2. Guides player into downloading the 1.23 patch if needed but absent
3. Configures the list-servers if not done correctly.
4. Finds out if necessary ports are closed and tries to troubleshoot the user in opening them (finding out router, linking to proper guides?). This beats users testing out the game and thinking it doesn't work.
5. If this fails, utilizes Blur's port changer to possibly get around this issue. It could also provide a http serverlist tool to get around the listservers not working.
6. Enable the user to install common packages (Carrotade/NeoAC for security, etc)
7. Installs a patch/hook to enable the player to join 1.23/1.24 servers.
8. Perhaps allow for some other basic things that "elite" players easily know how to do but most don't (Nick/Colour stuff, general controller stuff?)
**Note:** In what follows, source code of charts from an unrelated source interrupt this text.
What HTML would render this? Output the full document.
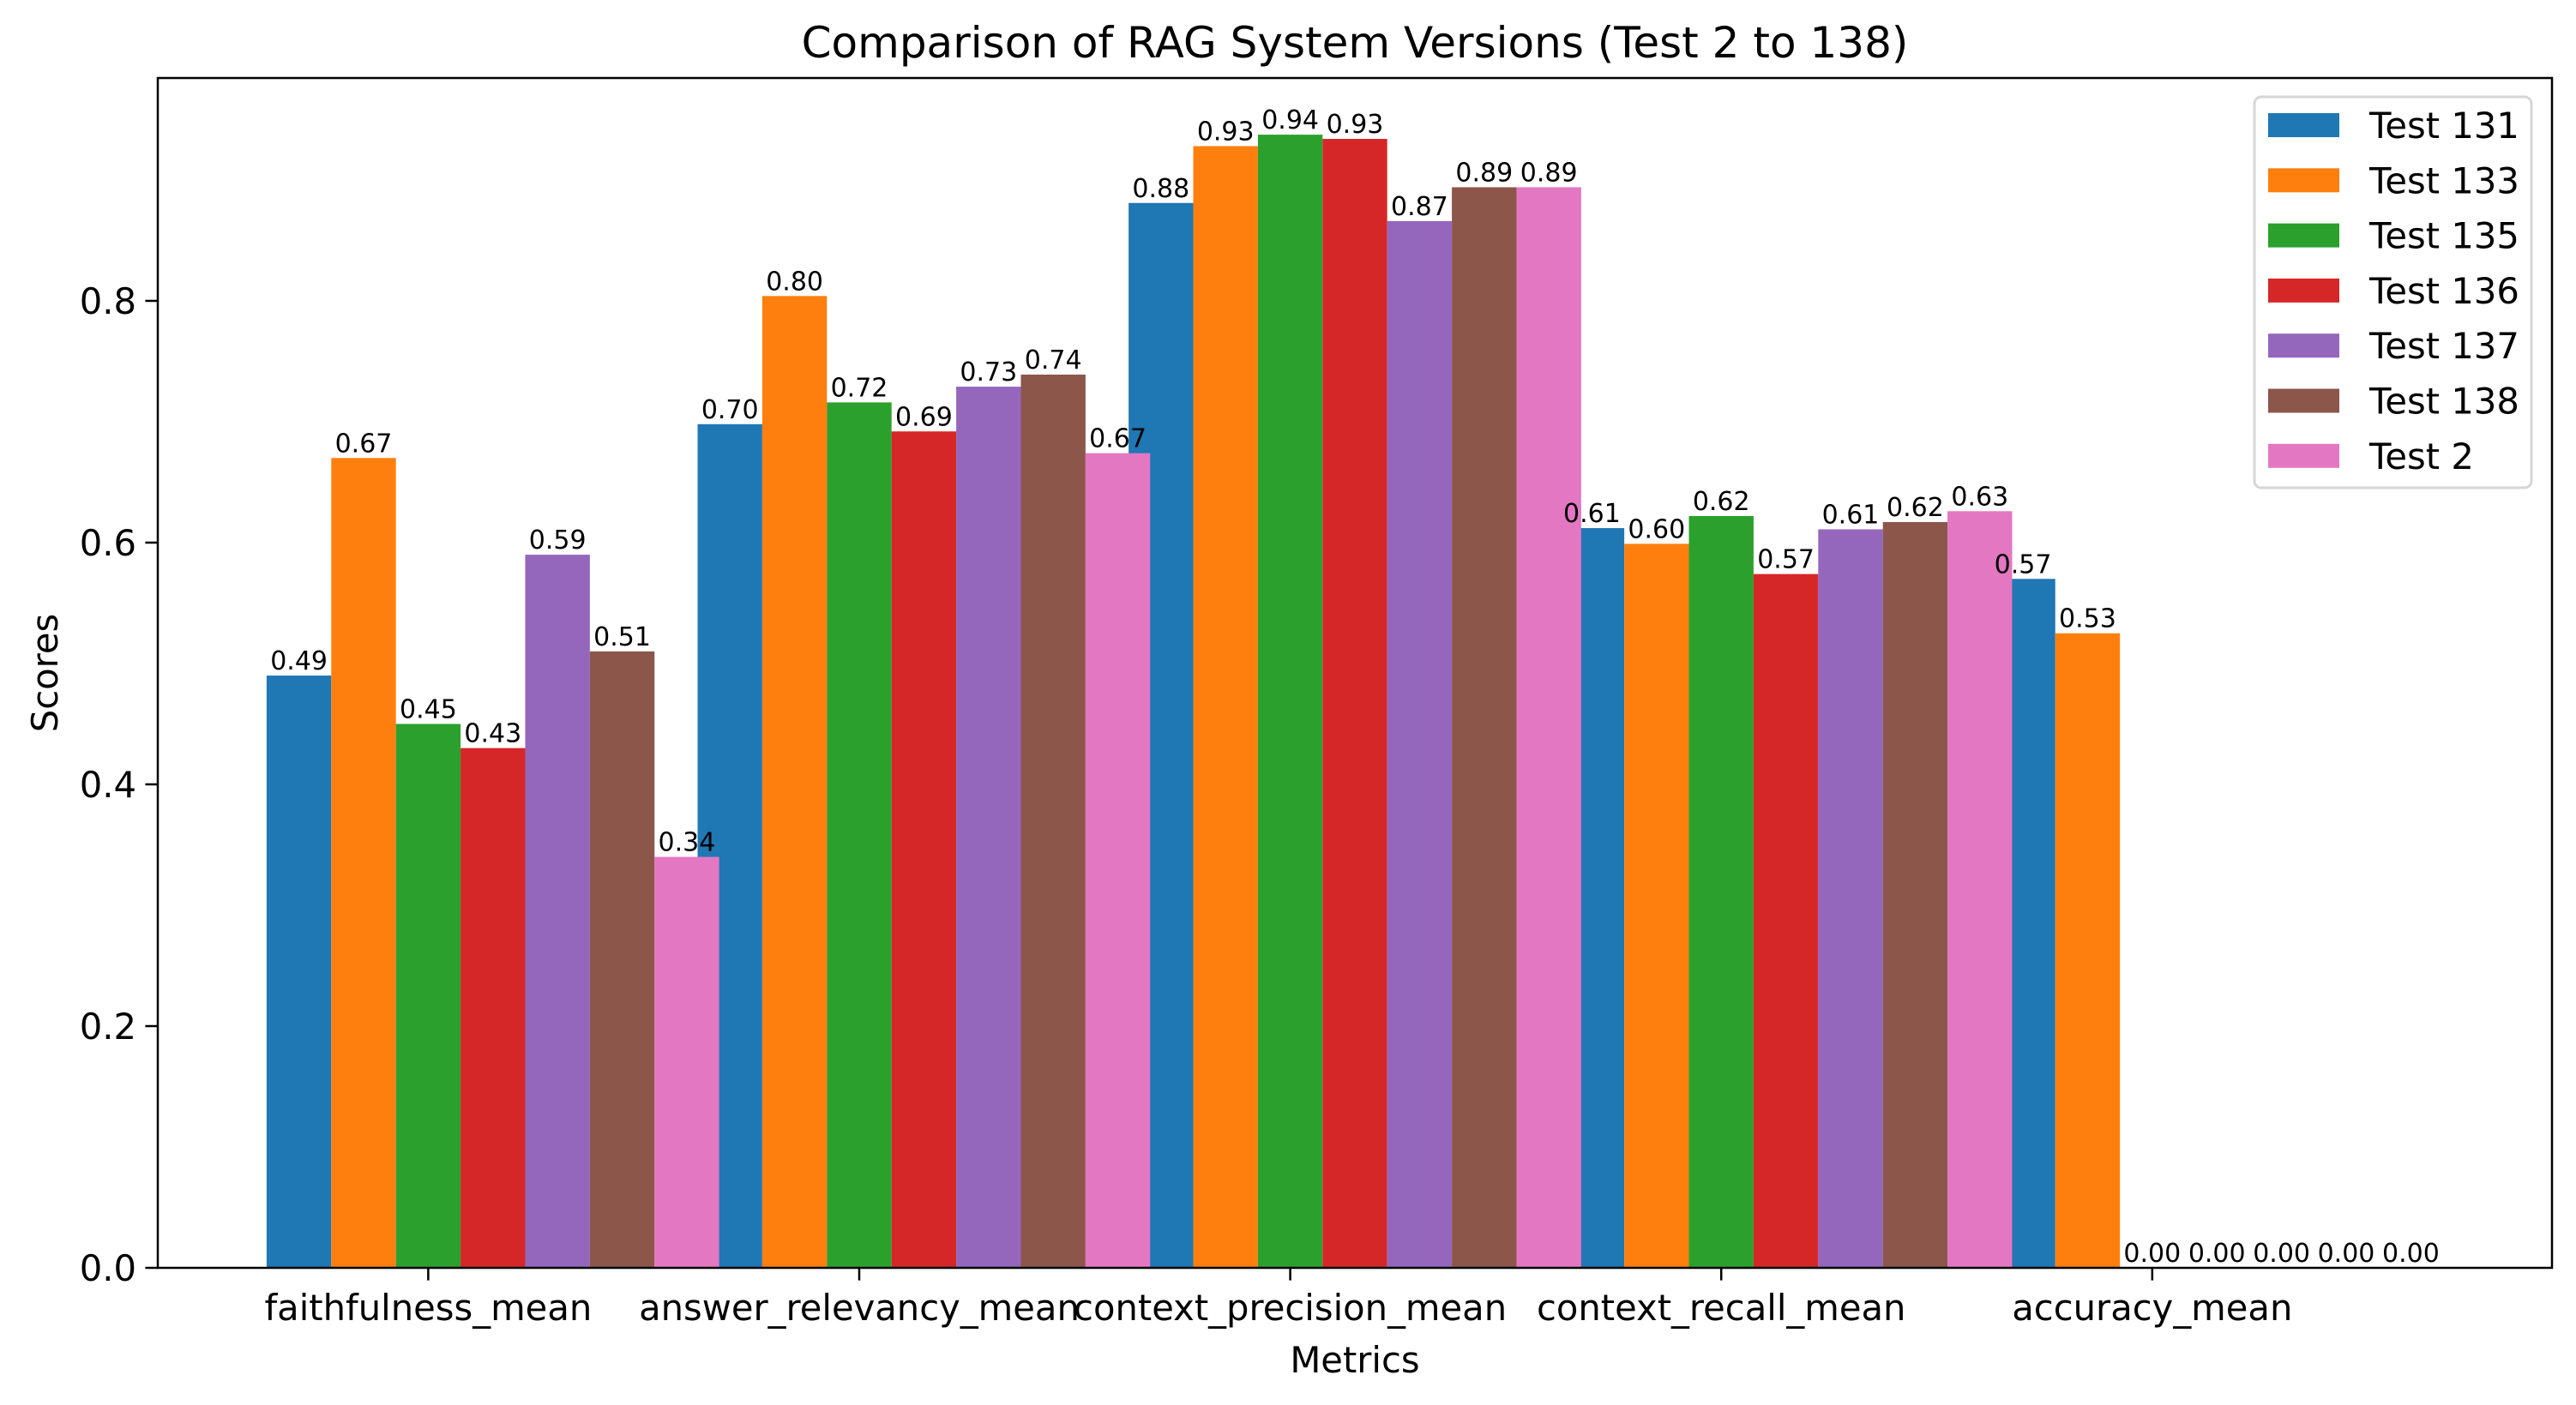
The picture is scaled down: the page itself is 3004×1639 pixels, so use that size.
<!DOCTYPE html>
<html><head><meta charset="utf-8"><style>body{margin:0;background:#fff}svg{display:block}text{font-family:"DejaVu Sans","Liberation Sans",sans-serif}</style></head>
<body>
<svg id="chart" width="3004" height="1639" xmlns="http://www.w3.org/2000/svg">
<rect width="3004" height="1639" fill="#fff"/>
<text x="1580" y="67" font-size="50" text-anchor="middle">Comparison of RAG System Versions (Test 2 to 138)</text>
<text x="1580" y="1601" font-size="41.7" text-anchor="middle">Metrics</text>
<text x="0" y="0" font-size="41.7" text-anchor="middle" transform="translate(67,785) rotate(-90)">Scores</text>
<g id="bars"></g><g id="labels"></g><g id="axes"></g><g id="legend"></g>
</svg>
<script>
const categories = ["faithfulness_mean","answer_relevancy_mean","context_precision_mean","context_recall_mean","accuracy_mean"];
const seriesNames = ["Test 131","Test 133","Test 135","Test 136","Test 137","Test 138","Test 2"];
const s131 = [0.49,0.698,0.881,0.612,0.57];
const s133 = [0.67,0.804,0.928,0.599,0.525];
const s135 = [0.45,0.716,0.9375,0.622,0];
const s136 = [0.43,0.692,0.934,0.574,0];
const s137 = [0.59,0.729,0.866,0.611,0];
const s138 = [0.51,0.739,0.894,0.617,0];
const s2 = [0.34,0.674,0.894,0.626,0];
const yTicks = [0.0,0.2,0.4,0.6,0.8];
const series = [s131,s133,s135,s136,s137,s138,s2];
const colors = ["#1f77b4","#ff7f0e","#2ca02c","#d62728","#9467bd","#8c564b","#e377c2"];
const NS="http://www.w3.org/2000/svg";
const L=184,R=2976,T=91,B=1479;
const barW=0.15;
let allMax=0; series.forEach(s=>s.forEach(v=>{if(v>allMax)allMax=v;}));
const x0=-2*barW-barW/2, x1=(categories.length-1)+4*barW+barW/2, m=(x1-x0)*0.05;
const xmin=x0-m, xmax=x1+m, ymax=allMax*1.05;
const X=v=>L+(v-xmin)/(xmax-xmin)*(R-L);
const Y=v=>B-v/ymax*(B-T);
function mk(tag,attrs,parent,txt){const e=document.createElementNS(NS,tag);for(const k in attrs)e.setAttribute(k,attrs[k]);if(txt!==undefined)e.textContent=txt;parent.appendChild(e);return e;}
const gb=document.getElementById('bars'),gl=document.getElementById('labels'),ga=document.getElementById('axes'),gg=document.getElementById('legend');
series.forEach((s,i)=>{s.forEach((v,c)=>{
 const xc=c+(i-2)*barW;
 const r=mk('rect',{x:X(xc-barW/2),y:Y(v),width:X(xc+barW/2)-X(xc-barW/2),height:Y(0)-Y(v),fill:colors[i]},gb);
 
 
 const t=mk('text',{x:X(xc),y:Y(v)-7,'font-size':'30','text-anchor':'middle'},gl,v.toFixed(2));
 
 
});});
const fr=mk('rect',{x:L,y:T,width:R-L,height:B-T,fill:'none',stroke:'#000','stroke-width':'2.5'},ga);


yTicks.forEach(v=>{
 mk('line',{x1:L-14.6,x2:L,y1:Y(v),y2:Y(v),stroke:'#000','stroke-width':'2.5'},ga);
 const t=mk('text',{x:L-25,y:Y(v)+15,'font-size':'41.7','text-anchor':'end'},ga,v.toFixed(1));
 
 
});
categories.forEach((c,i)=>{
 mk('line',{x1:X(i),x2:X(i),y1:B,y2:B+14.6,stroke:'#000','stroke-width':'2.5'},ga);
 const t=mk('text',{x:X(i),y:B+61,'font-size':'41.7','text-anchor':'middle'},ga,c);
 
 
});
const lb=mk('rect',{x:2629,y:113,width:323,height:456,rx:8,fill:'#fff','fill-opacity':'0.8',stroke:'#d6d6d6','stroke-width':'3'},gg);


seriesNames.forEach((n,i)=>{
 const y=132+i*64.3;
 const p=mk('rect',{x:2645,y:y,width:83,height:28,fill:colors[i]},gg);
 
 
 const t=mk('text',{x:2763,y:y+29,'font-size':'41.7'},gg,n);
 
 
});
</script>
</body></html>
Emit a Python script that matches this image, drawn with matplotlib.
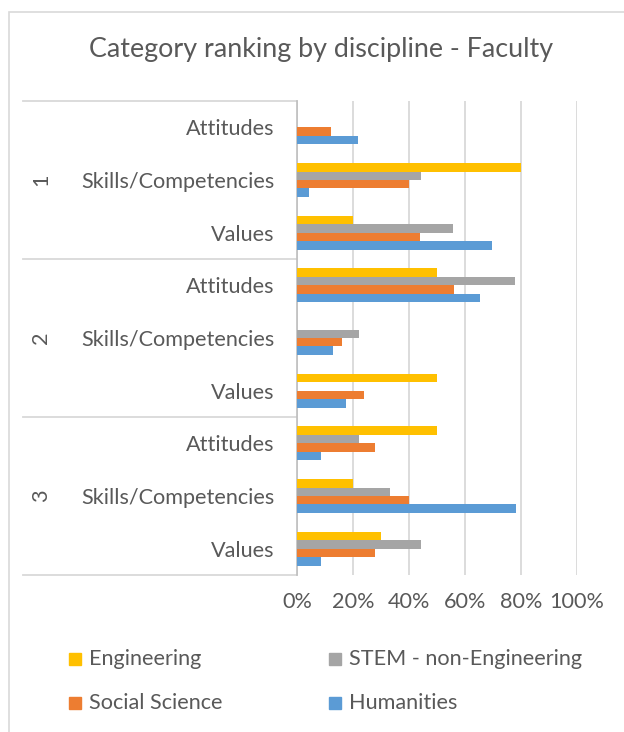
import matplotlib
matplotlib.use("Agg")
import matplotlib.pyplot as plt
from matplotlib.patches import Rectangle
from matplotlib.ticker import PercentFormatter

plt.rcParams['font.family'] = ['Lato', 'DejaVu Sans']

# categories top to bottom
groups = ['1', '2', '3']
categories = ['Attitudes', 'Skills/Competencies', 'Values']
series = ['Engineering', 'STEM - non-Engineering', 'Social Science', 'Humanities']
colors = ['#FFC000', '#A5A5A5', '#ED7D31', '#5B9BD5']

engineering = [0.00, 0.80, 0.20, 0.50, 0.00, 0.50, 0.50, 0.20, 0.30]
stem = [0.00, 0.444, 0.556, 0.778, 0.222, 0.00, 0.222, 0.333, 0.444]
social = [0.12, 0.40, 0.44, 0.56, 0.16, 0.24, 0.28, 0.40, 0.28]
humanities = [0.217, 0.043, 0.696, 0.652, 0.130, 0.174, 0.087, 0.783, 0.087]
values = [engineering, stem, social, humanities]

TXT = '#595959'
GRID = '#D9D9D9'
W, H = 624, 732
FS = 15.6

fig = plt.figure(figsize=(W / 100, H / 100), dpi=100)
# chart border
fig.add_artist(Rectangle((9 / W, -0.1), 1.2, 1 - 12 / H + 0.1, transform=fig.transFigure,
                         fill=False, edgecolor=GRID, lw=1.2))

ax = fig.add_axes([297 / W, 1 - 575 / H, (577 - 297) / W, (575 - 101) / H])
n = len(groups) * len(categories)
ypos = [n - 1 - i for i in range(n)]
h = 0.161
for k, (name, vals, c) in enumerate(zip(series, values, colors)):
    off = (1.5 - k) * h
    ax.barh([y + off for y in ypos], vals, height=h, color=c, label=name, zorder=3)

ax.set_xlim(0, 1)
ax.set_ylim(-0.5, n - 0.5)
ax.set_xticks([0, 0.2, 0.4, 0.6, 0.8, 1.0])
ax.xaxis.set_major_formatter(PercentFormatter(1.0, decimals=0))
ax.grid(axis='x', color=GRID, lw=1.3, zorder=0)
ax.set_yticks(ypos)
ax.set_yticklabels(categories * len(groups))
ax.tick_params(axis='y', length=0, pad=16, labelsize=FS, labelcolor=TXT)
ax.tick_params(axis='x', length=0, pad=12, labelsize=FS, labelcolor=TXT)
for s in ['top', 'right', 'bottom']:
    ax.spines[s].set_visible(False)
ax.spines['left'].set_color('#BFBFBF')
ax.spines['left'].set_linewidth(1.2)

# multi-level category axis
trans = ax.get_yaxis_transform()
x0 = (23 - 297) / (577 - 297)
for g in range(len(groups) + 1):
    yb = n - 0.5 - g * len(categories)
    ax.plot([x0, 0], [yb, yb], transform=trans, color=GRID, lw=1.3, clip_on=False)
for g, name in enumerate(groups):
    yc = n - 1 - g * len(categories) - (len(categories) - 1) / 2
    ax.text((41 - 297) / (577 - 297), yc, name, transform=trans, rotation=90,
            ha='center', va='center', fontsize=FS, color=TXT)

fig.text(321 / W, 1 - 50 / H, 'Category ranking by discipline - Faculty',
         ha='center', va='center', fontsize=19.4, color=TXT)

# legend
lx = [75, 335, 75, 335]
ly = [659, 659, 703, 703]
for i in range(len(series)):
    fig.add_artist(Rectangle(((lx[i] - 6) / W, 1 - (ly[i] + 6) / H), 12 / W, 12 / H,
                             transform=fig.transFigure, color=colors[i]))
    fig.text((lx[i] + 14) / W, 1 - ly[i] / H, series[i], ha='left', va='center',
             fontsize=FS, color=TXT)

fig.savefig('out.png', dpi=100)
If such a tool were made, and open-sourced so that development could go on even if its creators failed, I think it might help make a lot of people's lives easier. C++, being one of the languages with the least dependencies upon libs, might work well for a thing like this. Anything like VB.NET/C# would need .NET, Java would require a Java VM, etc... Python might also be an accessible possibility. It'd probably be easy to bundle with the app.
It would probably be easy to make. Its main things would probably be polling the registry/jj2 for the right version, downloading/managing patches and polling the firewall for the right ports (that might be the hardest part). I would gladly help.
Any thoughts, suggestions and additions are appreciated.
Some more thoughts:
- I question the legality of such a thing - I doubt it's legal, but if it is, might there be some way to convert/patch OEM versions to the official ones? Possibly ask developing companies for permission for this?
- Level package/dependency management would be cool. A hook for this installed into the game would be even cooler. Say, you download a pack but you lack a tileset. A prompt could come up to download this tileset for you.